* _Goal_
In the copy, include every entry exactly but none of the pictures.

* _Task input_
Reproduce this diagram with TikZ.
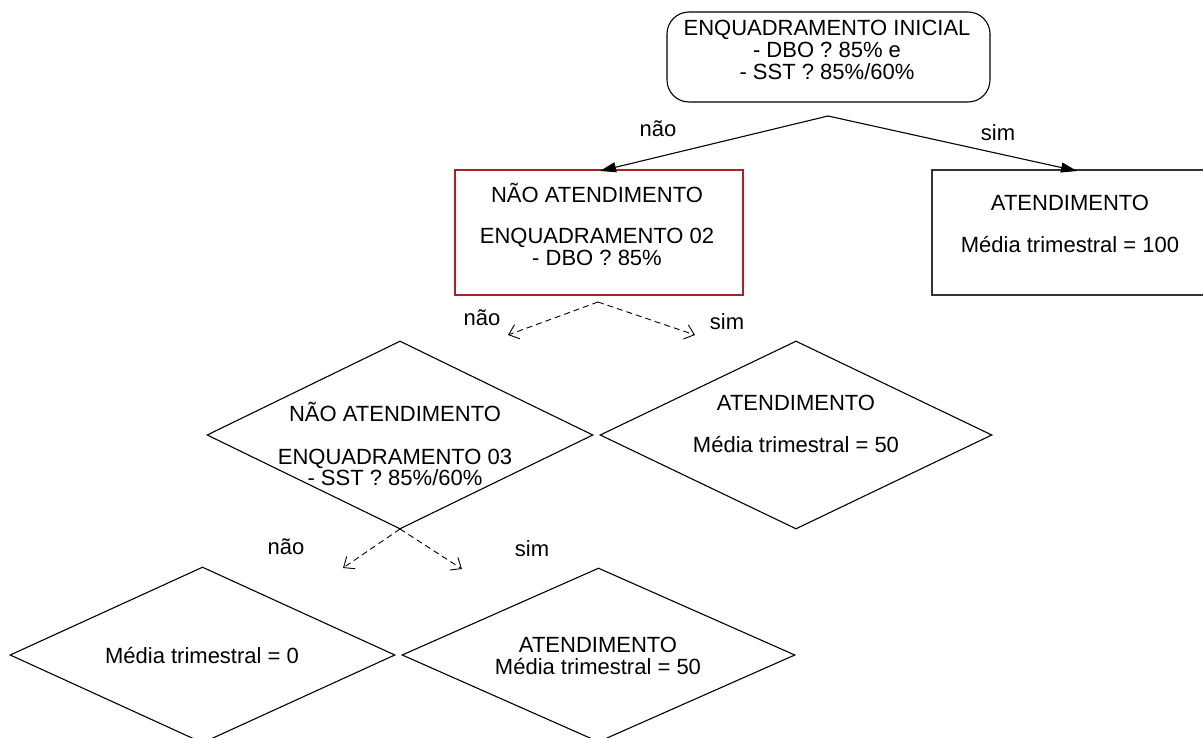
\documentclass[tikz,border=0pt]{standalone}
\usepackage{fontspec}
\setmainfont{Liberation Sans}
\usetikzlibrary{shapes.geometric,arrows.meta}
\definecolor{boxred}{RGB}{170,35,35}
\definecolor{boxgray}{RGB}{50,50,50}
\tikzset{
  txt/.style={align=center,inner sep=0pt,font=\fontsize{22}{21.5}\selectfont},
  lbl/.style={inner sep=0pt,font=\fontsize{22}{21.5}\selectfont},
  roundbox/.style={draw,line width=1.1pt,rounded corners=22pt,inner sep=0pt},
  redbox/.style={draw=boxred,line width=1.4pt,inner sep=0pt},
  graybox/.style={draw=boxgray,line width=1.2pt,inner sep=0pt},
  dia/.style={diamond,draw,line width=1.1pt,inner sep=0pt},
  solidarrow/.style={line width=1.1pt,-{Triangle[length=16pt,width=10pt]}},
  dasharrow/.style={line width=0.9pt,dash pattern=on 6pt off 4pt,-{Straight Barb[length=9pt,width=15pt]}},
}
\begin{document}
\begin{tikzpicture}[x=1pt,y=-1pt]
\useasboundingbox (0,0) rectangle (1203,738);
\clip (0,0) rectangle (1203,738);

% top box
\node[roundbox,minimum width=323pt,minimum height=90pt] (init) at (828.5,57) {};
\node[txt,font=\fontsize{22}{22}\selectfont] (initt) at (827,50) {ENQUADRAMENTO INICIAL\\- DBO ? 85\% e\\- SST ? 85\%/60\%};

% second level boxes
\node[redbox,minimum width=288pt,minimum height=125pt] (enq2) at (599,232.5) {};
\node[txt] (enq2t) at (597,224) {NÃO ATENDIMENTO\\[20pt]ENQUADRAMENTO 02\\- DBO ? 85\%};
\node[graybox,minimum width=290pt,minimum height=125pt] (at100) at (1077,232.5) {};
\node[txt] (at100t) at (1070,224) {ATENDIMENTO\\[21pt]Média trimestral = 100};

% third level diamonds
\node[dia,minimum width=386pt,minimum height=188pt] (enq3) at (400,435) {};
\node[txt] (enq3t) at (395,444) {NÃO ATENDIMENTO\\[21pt]ENQUADRAMENTO 03\\- SST ? 85\%/60\%};
\node[dia,minimum width=392pt,minimum height=188pt] (at50a) at (796,435) {};
\node[txt] (at50at) at (796,424) {ATENDIMENTO\\[21pt]Média trimestral = 50};

% fourth level diamonds
\node[dia,minimum width=385pt,minimum height=176pt] (m0) at (202.5,655) {};
\node[txt] (m0t) at (202,656) {Média trimestral = 0};
\node[dia,minimum width=393pt,minimum height=174pt] (at50b) at (598.5,655) {};
\node[txt] (at50bt) at (598,656) {ATENDIMENTO\\Média trimestral = 50};

% connector points
\coordinate (o1) at (828,116);
\coordinate (t1a) at (600,171);
\coordinate (t1b) at (1077,171);
\coordinate (o2) at (598,302);
\coordinate (t2a) at (508,335);
\coordinate (t2b) at (695,335);
\coordinate (o3) at (400,529);
\coordinate (t3a) at (343,568);
\coordinate (t3b) at (462,569);

\draw[solidarrow] (o1) -- (t1a);
\draw[solidarrow] (o1) -- (t1b);
\draw[dasharrow] (o2) -- (t2a);
\draw[dasharrow] (o2) -- (t2b);
\draw[dasharrow] (o3) -- (t3a);
\draw[dasharrow] (o3) -- (t3b);

% labels
\node[lbl] (l1a) at (658,129) {não};
\node[lbl] (l1b) at (998,133) {sim};
\node[lbl] (l2a) at (482,318) {não};
\node[lbl] (l2b) at (727,322) {sim};
\node[lbl] (l3a) at (286,547) {não};
\node[lbl] (l3b) at (532,549) {sim};
\end{tikzpicture}
\end{document}
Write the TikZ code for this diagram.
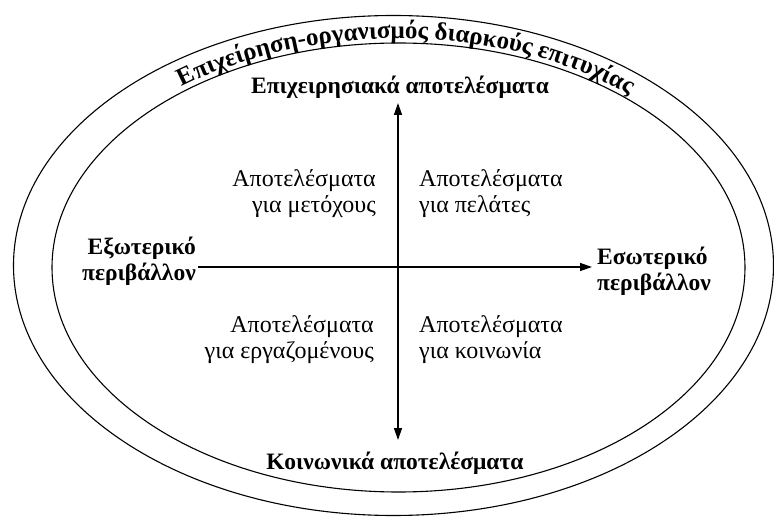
\documentclass[tikz,border=0pt]{standalone}
\usepackage{fontspec}
\setmainfont{Liberation Serif}
\usetikzlibrary{arrows.meta,decorations.text}
\newcommand\hdfmt{\bfseries\fontsize{23.5}{26}\selectfont}
\newcommand\ttlfmt{\bfseries\fontsize{25}{27}\selectfont}
\newcommand\qdfmt{\fontsize{24}{26}\selectfont}
\begin{document}
\begin{tikzpicture}[x=1pt,y=1pt,
  ring/.style={line width=1.1pt},
  axis/.style={line width=1.4pt},
  hd/.style={font=\hdfmt, inner sep=0pt},
  qd/.style={font=\qdfmt, inner sep=0pt}]
\useasboundingbox (0,0) rectangle (774,520);
\fill[white] (0,0) rectangle (774,520);
% ellipses
\draw[ring] (393.5,254.5) ellipse [x radius=380, y radius=250];
\draw[ring] (398.5,252.5) ellipse [x radius=346.5, y radius=224.5];
% curved title
\path[decorate, decoration={text along path,
   text={|\ttlfmt|Επιχείρηση-οργανισμός διαρκούς επιτυχίας},
   text align=center}]
  (398,252.5) ++(156:352 and 229) arc[start angle=156, end angle=20, x radius=352, y radius=229];
% centre and arrow ends
\coordinate (o) at (398,253);
\coordinate (vt) at (398,417);
\coordinate (vb) at (398,80);
% axis labels
\node[hd] (top) at (400,433) {Επιχειρησιακά αποτελέσματα};
\node[hd] (bot) at (395,57) {Κοινωνικά αποτελέσματα};
\node[hd, anchor=east, align=right] (left) at (196,259) {Εξωτερικό\\περιβάλλον};
\node[hd, anchor=west, align=left] (right) at (597,248.5) {Εσωτερικό\\περιβάλλον};
% quadrant labels
\node[qd, anchor=east, align=right] (q1) at (376,326) {Αποτελέσματα\\για μετόχους};
\node[qd, anchor=west, align=left] (q2) at (419,326) {Αποτελέσματα\\για πελάτες};
\node[qd, anchor=east, align=right] (q3) at (374,180) {Αποτελέσματα\\για εργαζομένους};
\node[qd, anchor=west, align=left] (q4) at (419,180) {Αποτελέσματα\\για κοινωνία};
% axes
\draw[axis, {Triangle[length=12pt,width=8pt]}-{Triangle[length=12pt,width=8pt]}]
  (vb) -- (vt);
\draw[axis, -{Triangle[length=12pt,width=8pt]}, shorten <=2pt, shorten >=5pt]
  (left.east |- o) -- (right.west |- o);
\end{tikzpicture}
\end{document}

* _Exercise result_
Reproduce this diagram with TikZ.
\documentclass[tikz,border=0pt]{standalone}
\usepackage{fontspec}
\setmainfont{Liberation Sans}
\usetikzlibrary{shapes.geometric,arrows.meta}
\definecolor{boxred}{RGB}{170,35,35}
\definecolor{boxgray}{RGB}{50,50,50}
\tikzset{
  txt/.style={align=center,inner sep=0pt,font=\fontsize{22}{21.5}\selectfont},
  lbl/.style={inner sep=0pt,font=\fontsize{22}{21.5}\selectfont},
  roundbox/.style={draw,line width=1.1pt,rounded corners=22pt,inner sep=0pt},
  redbox/.style={draw=boxred,line width=1.4pt,inner sep=0pt},
  graybox/.style={draw=boxgray,line width=1.2pt,inner sep=0pt},
  dia/.style={diamond,draw,line width=1.1pt,inner sep=0pt},
  solidarrow/.style={line width=1.1pt,-{Triangle[length=16pt,width=10pt]}},
  dasharrow/.style={line width=0.9pt,dash pattern=on 6pt off 4pt,-{Straight Barb[length=9pt,width=15pt]}},
}
\begin{document}
\begin{tikzpicture}[x=1pt,y=-1pt]
\useasboundingbox (0,0) rectangle (1203,738);
\clip (0,0) rectangle (1203,738);

% top box
\node[roundbox,minimum width=323pt,minimum height=90pt] (init) at (828.5,57) {};
\node[txt,font=\fontsize{22}{22}\selectfont] (initt) at (827,50) {ENQUADRAMENTO INICIAL\\- DBO ? 85\% e\\- SST ? 85\%/60\%};

% second level boxes
\node[redbox,minimum width=288pt,minimum height=125pt] (enq2) at (599,232.5) {};
\node[txt] (enq2t) at (597,224) {NÃO ATENDIMENTO\\[20pt]ENQUADRAMENTO 02\\- DBO ? 85\%};
\node[graybox,minimum width=290pt,minimum height=125pt] (at100) at (1077,232.5) {};
\node[txt] (at100t) at (1070,224) {ATENDIMENTO\\[21pt]Média trimestral = 100};

% third level diamonds
\node[dia,minimum width=386pt,minimum height=188pt] (enq3) at (400,435) {};
\node[txt] (enq3t) at (395,444) {NÃO ATENDIMENTO\\[21pt]ENQUADRAMENTO 03\\- SST ? 85\%/60\%};
\node[dia,minimum width=392pt,minimum height=188pt] (at50a) at (796,435) {};
\node[txt] (at50at) at (796,424) {ATENDIMENTO\\[21pt]Média trimestral = 50};

% fourth level diamonds
\node[dia,minimum width=385pt,minimum height=176pt] (m0) at (202.5,655) {};
\node[txt] (m0t) at (202,656) {Média trimestral = 0};
\node[dia,minimum width=393pt,minimum height=174pt] (at50b) at (598.5,655) {};
\node[txt] (at50bt) at (598,656) {ATENDIMENTO\\Média trimestral = 50};

% connector points
\coordinate (o1) at (828,116);
\coordinate (t1a) at (600,171);
\coordinate (t1b) at (1077,171);
\coordinate (o2) at (598,302);
\coordinate (t2a) at (508,335);
\coordinate (t2b) at (695,335);
\coordinate (o3) at (400,529);
\coordinate (t3a) at (343,568);
\coordinate (t3b) at (462,569);

\draw[solidarrow] (o1) -- (t1a);
\draw[solidarrow] (o1) -- (t1b);
\draw[dasharrow] (o2) -- (t2a);
\draw[dasharrow] (o2) -- (t2b);
\draw[dasharrow] (o3) -- (t3a);
\draw[dasharrow] (o3) -- (t3b);

% labels
\node[lbl] (l1a) at (658,129) {não};
\node[lbl] (l1b) at (998,133) {sim};
\node[lbl] (l2a) at (482,318) {não};
\node[lbl] (l2b) at (727,322) {sim};
\node[lbl] (l3a) at (286,547) {não};
\node[lbl] (l3b) at (532,549) {sim};
\end{tikzpicture}
\end{document}
Write the TikZ code for this diagram.
\documentclass[tikz,border=0pt]{standalone}
\usepackage{fontspec}
\setmainfont{Liberation Serif}
\usetikzlibrary{arrows.meta,decorations.text}
\newcommand\hdfmt{\bfseries\fontsize{23.5}{26}\selectfont}
\newcommand\ttlfmt{\bfseries\fontsize{25}{27}\selectfont}
\newcommand\qdfmt{\fontsize{24}{26}\selectfont}
\begin{document}
\begin{tikzpicture}[x=1pt,y=1pt,
  ring/.style={line width=1.1pt},
  axis/.style={line width=1.4pt},
  hd/.style={font=\hdfmt, inner sep=0pt},
  qd/.style={font=\qdfmt, inner sep=0pt}]
\useasboundingbox (0,0) rectangle (774,520);
\fill[white] (0,0) rectangle (774,520);
% ellipses
\draw[ring] (393.5,254.5) ellipse [x radius=380, y radius=250];
\draw[ring] (398.5,252.5) ellipse [x radius=346.5, y radius=224.5];
% curved title
\path[decorate, decoration={text along path,
   text={|\ttlfmt|Επιχείρηση-οργανισμός διαρκούς επιτυχίας},
   text align=center}]
  (398,252.5) ++(156:352 and 229) arc[start angle=156, end angle=20, x radius=352, y radius=229];
% centre and arrow ends
\coordinate (o) at (398,253);
\coordinate (vt) at (398,417);
\coordinate (vb) at (398,80);
% axis labels
\node[hd] (top) at (400,433) {Επιχειρησιακά αποτελέσματα};
\node[hd] (bot) at (395,57) {Κοινωνικά αποτελέσματα};
\node[hd, anchor=east, align=right] (left) at (196,259) {Εξωτερικό\\περιβάλλον};
\node[hd, anchor=west, align=left] (right) at (597,248.5) {Εσωτερικό\\περιβάλλον};
% quadrant labels
\node[qd, anchor=east, align=right] (q1) at (376,326) {Αποτελέσματα\\για μετόχους};
\node[qd, anchor=west, align=left] (q2) at (419,326) {Αποτελέσματα\\για πελάτες};
\node[qd, anchor=east, align=right] (q3) at (374,180) {Αποτελέσματα\\για εργαζομένους};
\node[qd, anchor=west, align=left] (q4) at (419,180) {Αποτελέσματα\\για κοινωνία};
% axes
\draw[axis, {Triangle[length=12pt,width=8pt]}-{Triangle[length=12pt,width=8pt]}]
  (vb) -- (vt);
\draw[axis, -{Triangle[length=12pt,width=8pt]}, shorten <=2pt, shorten >=5pt]
  (left.east |- o) -- (right.west |- o);
\end{tikzpicture}
\end{document}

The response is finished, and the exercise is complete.